→ Written instruction
Word for word, quote all of the material, omitting the pictures.

→ Provided material
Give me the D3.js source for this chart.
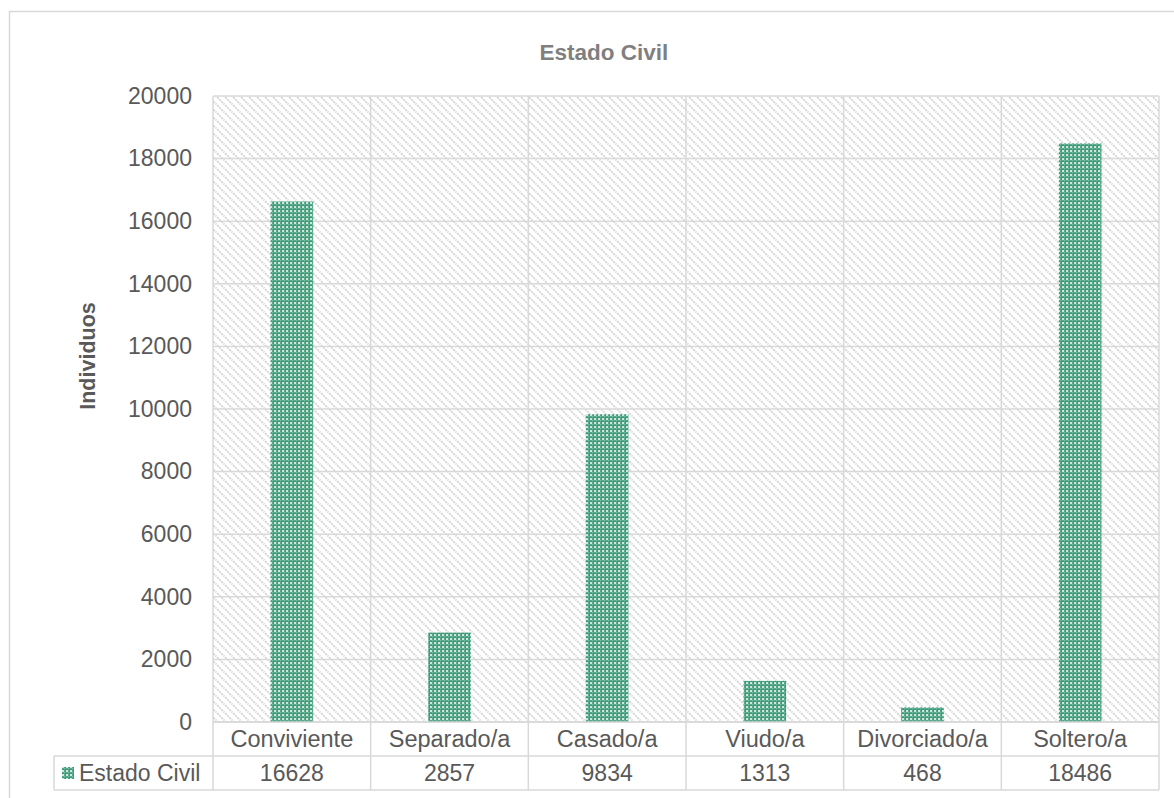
<!DOCTYPE html>
<html>
<head>
<meta charset="utf-8">
<script src="https://cdn.jsdelivr.net/npm/d3@7"></script>
<style>
  html, body { margin: 0; padding: 0; background: #fff; }
  svg { display: block; font-family: "Liberation Sans", Arial, sans-serif; }
</style>
</head>
<body>
<svg id="chart" width="1174" height="798"></svg>
<script>
// Estado civil: número de individuos por categoría
const categories = ["Conviviente", "Separado/a", "Casado/a", "Viudo/a", "Divorciado/a", "Soltero/a"];
const values = [16628, 2857, 9834, 1313, 468, 18486];
const seriesName = "Estado Civil";
const yTickValues = [0, 2000, 4000, 6000, 8000, 10000, 12000, 14000, 16000, 18000, 20000];
const chartTitle = "Estado Civil";
const yAxisTitle = "Individuos";

const svg = d3.select("#chart");
const grid = "#d9d9d9";
const textCol = "#595959";
const labelSize = 23;

const plot = { left: 213, right: 1159, top: 96, bottom: 722 };
const rowH = 34;
const tableLeft = 54;

const x = d3.scaleBand().domain(categories).range([plot.left, plot.right]);
const y = d3.scaleLinear().domain([0, 20000]).range([plot.bottom, plot.top]);
const barW = x.bandwidth() / 3.7; // gap width 270%

// patterns
const defs = svg.append("defs");
const hatch = defs.append("pattern")
  .attr("id", "hatch").attr("patternUnits", "userSpaceOnUse")
  .attr("width", 8).attr("height", 8);
hatch.append("rect").attr("width", 8).attr("height", 8).attr("fill", "#fff");
hatch.append("path")
  .attr("d", "M-1,-1 L9,9 M-1,7 L1,9 M7,-1 L9,1")
  .attr("stroke", "#d2d2d2").attr("stroke-width", 1.7)
  .attr("stroke-dasharray", "2,1");

const dots = defs.append("pattern")
  .attr("id", "dots").attr("patternUnits", "userSpaceOnUse")
  .attr("width", 4).attr("height", 4);
dots.append("rect").attr("width", 4).attr("height", 4).attr("fill", "#3a9a78");
dots.append("rect").attr("x", 0).attr("y", 0).attr("width", 4).attr("height", 1)
  .attr("fill", "#fff").attr("opacity", 0.15);
dots.append("rect").attr("x", 0).attr("y", 0).attr("width", 1).attr("height", 4)
  .attr("fill", "#fff").attr("opacity", 0.15);
dots.append("rect").attr("x", 2).attr("y", 2).attr("width", 2).attr("height", 2)
  .attr("fill", "#fff").attr("opacity", 0.75);

// outer chart frame
svg.append("rect")
  .attr("x", 9.5).attr("y", 11.5).attr("width", 1300).attr("height", 900)
  .attr("fill", "#fff").attr("stroke", grid).attr("stroke-width", 1.5);

// title
svg.append("text")
  .attr("x", 604).attr("y", 60)
  .attr("text-anchor", "middle")
  .attr("font-size", 22.5).attr("font-weight", "bold").attr("fill", "#7f7f7f")
  .text(chartTitle);

// plot background
svg.append("rect")
  .attr("x", plot.left).attr("y", plot.top)
  .attr("width", plot.right - plot.left).attr("height", plot.bottom - plot.top)
  .attr("fill", "url(#hatch)");

// horizontal gridlines
svg.append("g").selectAll("line").data(yTickValues).join("line")
  .attr("x1", plot.left).attr("x2", plot.right)
  .attr("y1", d => y(d)).attr("y2", d => y(d))
  .attr("stroke", grid).attr("stroke-width", 1.5);

// vertical dividers through plot and table
const dividers = categories.map(c => x(c)).concat([plot.right]);
svg.append("g").selectAll("line").data(dividers).join("line")
  .attr("x1", d => d).attr("x2", d => d)
  .attr("y1", plot.top).attr("y2", plot.bottom + 2 * rowH)
  .attr("stroke", grid).attr("stroke-width", 1.5);

// bars
svg.append("g").selectAll("rect").data(values).join("rect")
  .attr("x", (d, i) => x(categories[i]) + (x.bandwidth() - barW) / 2)
  .attr("width", barW)
  .attr("y", d => y(d))
  .attr("height", d => y(0) - y(d))
  .attr("fill", "url(#dots)");

// y axis labels
const yAxis = d3.axisLeft(y).tickValues(yTickValues).tickSize(0).tickPadding(21)
  .tickFormat(d3.format("d"));
const gy = svg.append("g").attr("transform", `translate(${plot.left},0)`).call(yAxis);
gy.select(".domain").remove();
gy.selectAll("text")
  .attr("font-size", labelSize).attr("fill", textCol)
  .attr("font-family", "'Liberation Sans', Arial, sans-serif");

// y axis title
svg.append("text")
  .attr("transform", "translate(95,356) rotate(-90)")
  .attr("text-anchor", "middle")
  .attr("font-size", 21.5).attr("font-weight", "bold").attr("fill", textCol)
  .text(yAxisTitle);

// data table: rows
const tableBottom = plot.bottom + 2 * rowH;
svg.append("line")
  .attr("x1", plot.left).attr("x2", plot.right)
  .attr("y1", plot.bottom).attr("y2", plot.bottom)
  .attr("stroke", grid).attr("stroke-width", 1.5);
svg.append("line")
  .attr("x1", tableLeft).attr("x2", plot.right)
  .attr("y1", plot.bottom + rowH).attr("y2", plot.bottom + rowH)
  .attr("stroke", grid).attr("stroke-width", 1.5);
svg.append("line")
  .attr("x1", tableLeft).attr("x2", plot.right)
  .attr("y1", tableBottom).attr("y2", tableBottom)
  .attr("stroke", grid).attr("stroke-width", 1.5);
svg.append("line")
  .attr("x1", tableLeft).attr("x2", tableLeft)
  .attr("y1", plot.bottom + rowH).attr("y2", tableBottom)
  .attr("stroke", grid).attr("stroke-width", 1.5);

// category labels
svg.append("g").selectAll("text").data(categories).join("text")
  .attr("x", d => x(d) + x.bandwidth() / 2)
  .attr("y", plot.bottom + rowH / 2)
  .attr("dy", "0.36em")
  .attr("text-anchor", "middle")
  .attr("font-size", 23.5).attr("fill", textCol)
  .text(d => d);

// value row
svg.append("g").selectAll("text").data(values).join("text")
  .attr("x", (d, i) => x(categories[i]) + x.bandwidth() / 2)
  .attr("y", plot.bottom + rowH * 1.5)
  .attr("dy", "0.36em")
  .attr("text-anchor", "middle")
  .attr("font-size", labelSize).attr("fill", textCol)
  .text(d => d);

// legend key + series name
svg.append("rect")
  .attr("x", 62).attr("y", plot.bottom + rowH * 1.5 - 6)
  .attr("width", 12).attr("height", 12)
  .attr("fill", "url(#dots)");
svg.append("text")
  .attr("x", 79).attr("y", plot.bottom + rowH * 1.5)
  .attr("dy", "0.36em")
  .attr("font-size", labelSize).attr("fill", textCol)
  .text(seriesName);
</script>
</body>
</html>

→ Written solution
Give me the D3.js source for this chart.
<!DOCTYPE html>
<html>
<head>
<meta charset="utf-8">
<script src="https://cdn.jsdelivr.net/npm/d3@7"></script>
<style>
  html, body { margin: 0; padding: 0; background: #fff; }
  svg { display: block; font-family: "Liberation Sans", Arial, sans-serif; }
</style>
</head>
<body>
<svg id="chart" width="1174" height="798"></svg>
<script>
// Estado civil: número de individuos por categoría
const categories = ["Conviviente", "Separado/a", "Casado/a", "Viudo/a", "Divorciado/a", "Soltero/a"];
const values = [16628, 2857, 9834, 1313, 468, 18486];
const seriesName = "Estado Civil";
const yTickValues = [0, 2000, 4000, 6000, 8000, 10000, 12000, 14000, 16000, 18000, 20000];
const chartTitle = "Estado Civil";
const yAxisTitle = "Individuos";

const svg = d3.select("#chart");
const grid = "#d9d9d9";
const textCol = "#595959";
const labelSize = 23;

const plot = { left: 213, right: 1159, top: 96, bottom: 722 };
const rowH = 34;
const tableLeft = 54;

const x = d3.scaleBand().domain(categories).range([plot.left, plot.right]);
const y = d3.scaleLinear().domain([0, 20000]).range([plot.bottom, plot.top]);
const barW = x.bandwidth() / 3.7; // gap width 270%

// patterns
const defs = svg.append("defs");
const hatch = defs.append("pattern")
  .attr("id", "hatch").attr("patternUnits", "userSpaceOnUse")
  .attr("width", 8).attr("height", 8);
hatch.append("rect").attr("width", 8).attr("height", 8).attr("fill", "#fff");
hatch.append("path")
  .attr("d", "M-1,-1 L9,9 M-1,7 L1,9 M7,-1 L9,1")
  .attr("stroke", "#d2d2d2").attr("stroke-width", 1.7)
  .attr("stroke-dasharray", "2,1");

const dots = defs.append("pattern")
  .attr("id", "dots").attr("patternUnits", "userSpaceOnUse")
  .attr("width", 4).attr("height", 4);
dots.append("rect").attr("width", 4).attr("height", 4).attr("fill", "#3a9a78");
dots.append("rect").attr("x", 0).attr("y", 0).attr("width", 4).attr("height", 1)
  .attr("fill", "#fff").attr("opacity", 0.15);
dots.append("rect").attr("x", 0).attr("y", 0).attr("width", 1).attr("height", 4)
  .attr("fill", "#fff").attr("opacity", 0.15);
dots.append("rect").attr("x", 2).attr("y", 2).attr("width", 2).attr("height", 2)
  .attr("fill", "#fff").attr("opacity", 0.75);

// outer chart frame
svg.append("rect")
  .attr("x", 9.5).attr("y", 11.5).attr("width", 1300).attr("height", 900)
  .attr("fill", "#fff").attr("stroke", grid).attr("stroke-width", 1.5);

// title
svg.append("text")
  .attr("x", 604).attr("y", 60)
  .attr("text-anchor", "middle")
  .attr("font-size", 22.5).attr("font-weight", "bold").attr("fill", "#7f7f7f")
  .text(chartTitle);

// plot background
svg.append("rect")
  .attr("x", plot.left).attr("y", plot.top)
  .attr("width", plot.right - plot.left).attr("height", plot.bottom - plot.top)
  .attr("fill", "url(#hatch)");

// horizontal gridlines
svg.append("g").selectAll("line").data(yTickValues).join("line")
  .attr("x1", plot.left).attr("x2", plot.right)
  .attr("y1", d => y(d)).attr("y2", d => y(d))
  .attr("stroke", grid).attr("stroke-width", 1.5);

// vertical dividers through plot and table
const dividers = categories.map(c => x(c)).concat([plot.right]);
svg.append("g").selectAll("line").data(dividers).join("line")
  .attr("x1", d => d).attr("x2", d => d)
  .attr("y1", plot.top).attr("y2", plot.bottom + 2 * rowH)
  .attr("stroke", grid).attr("stroke-width", 1.5);

// bars
svg.append("g").selectAll("rect").data(values).join("rect")
  .attr("x", (d, i) => x(categories[i]) + (x.bandwidth() - barW) / 2)
  .attr("width", barW)
  .attr("y", d => y(d))
  .attr("height", d => y(0) - y(d))
  .attr("fill", "url(#dots)");

// y axis labels
const yAxis = d3.axisLeft(y).tickValues(yTickValues).tickSize(0).tickPadding(21)
  .tickFormat(d3.format("d"));
const gy = svg.append("g").attr("transform", `translate(${plot.left},0)`).call(yAxis);
gy.select(".domain").remove();
gy.selectAll("text")
  .attr("font-size", labelSize).attr("fill", textCol)
  .attr("font-family", "'Liberation Sans', Arial, sans-serif");

// y axis title
svg.append("text")
  .attr("transform", "translate(95,356) rotate(-90)")
  .attr("text-anchor", "middle")
  .attr("font-size", 21.5).attr("font-weight", "bold").attr("fill", textCol)
  .text(yAxisTitle);

// data table: rows
const tableBottom = plot.bottom + 2 * rowH;
svg.append("line")
  .attr("x1", plot.left).attr("x2", plot.right)
  .attr("y1", plot.bottom).attr("y2", plot.bottom)
  .attr("stroke", grid).attr("stroke-width", 1.5);
svg.append("line")
  .attr("x1", tableLeft).attr("x2", plot.right)
  .attr("y1", plot.bottom + rowH).attr("y2", plot.bottom + rowH)
  .attr("stroke", grid).attr("stroke-width", 1.5);
svg.append("line")
  .attr("x1", tableLeft).attr("x2", plot.right)
  .attr("y1", tableBottom).attr("y2", tableBottom)
  .attr("stroke", grid).attr("stroke-width", 1.5);
svg.append("line")
  .attr("x1", tableLeft).attr("x2", tableLeft)
  .attr("y1", plot.bottom + rowH).attr("y2", tableBottom)
  .attr("stroke", grid).attr("stroke-width", 1.5);

// category labels
svg.append("g").selectAll("text").data(categories).join("text")
  .attr("x", d => x(d) + x.bandwidth() / 2)
  .attr("y", plot.bottom + rowH / 2)
  .attr("dy", "0.36em")
  .attr("text-anchor", "middle")
  .attr("font-size", 23.5).attr("fill", textCol)
  .text(d => d);

// value row
svg.append("g").selectAll("text").data(values).join("text")
  .attr("x", (d, i) => x(categories[i]) + x.bandwidth() / 2)
  .attr("y", plot.bottom + rowH * 1.5)
  .attr("dy", "0.36em")
  .attr("text-anchor", "middle")
  .attr("font-size", labelSize).attr("fill", textCol)
  .text(d => d);

// legend key + series name
svg.append("rect")
  .attr("x", 62).attr("y", plot.bottom + rowH * 1.5 - 6)
  .attr("width", 12).attr("height", 12)
  .attr("fill", "url(#dots)");
svg.append("text")
  .attr("x", 79).attr("y", plot.bottom + rowH * 1.5)
  .attr("dy", "0.36em")
  .attr("font-size", labelSize).attr("fill", textCol)
  .text(seriesName);
</script>
</body>
</html>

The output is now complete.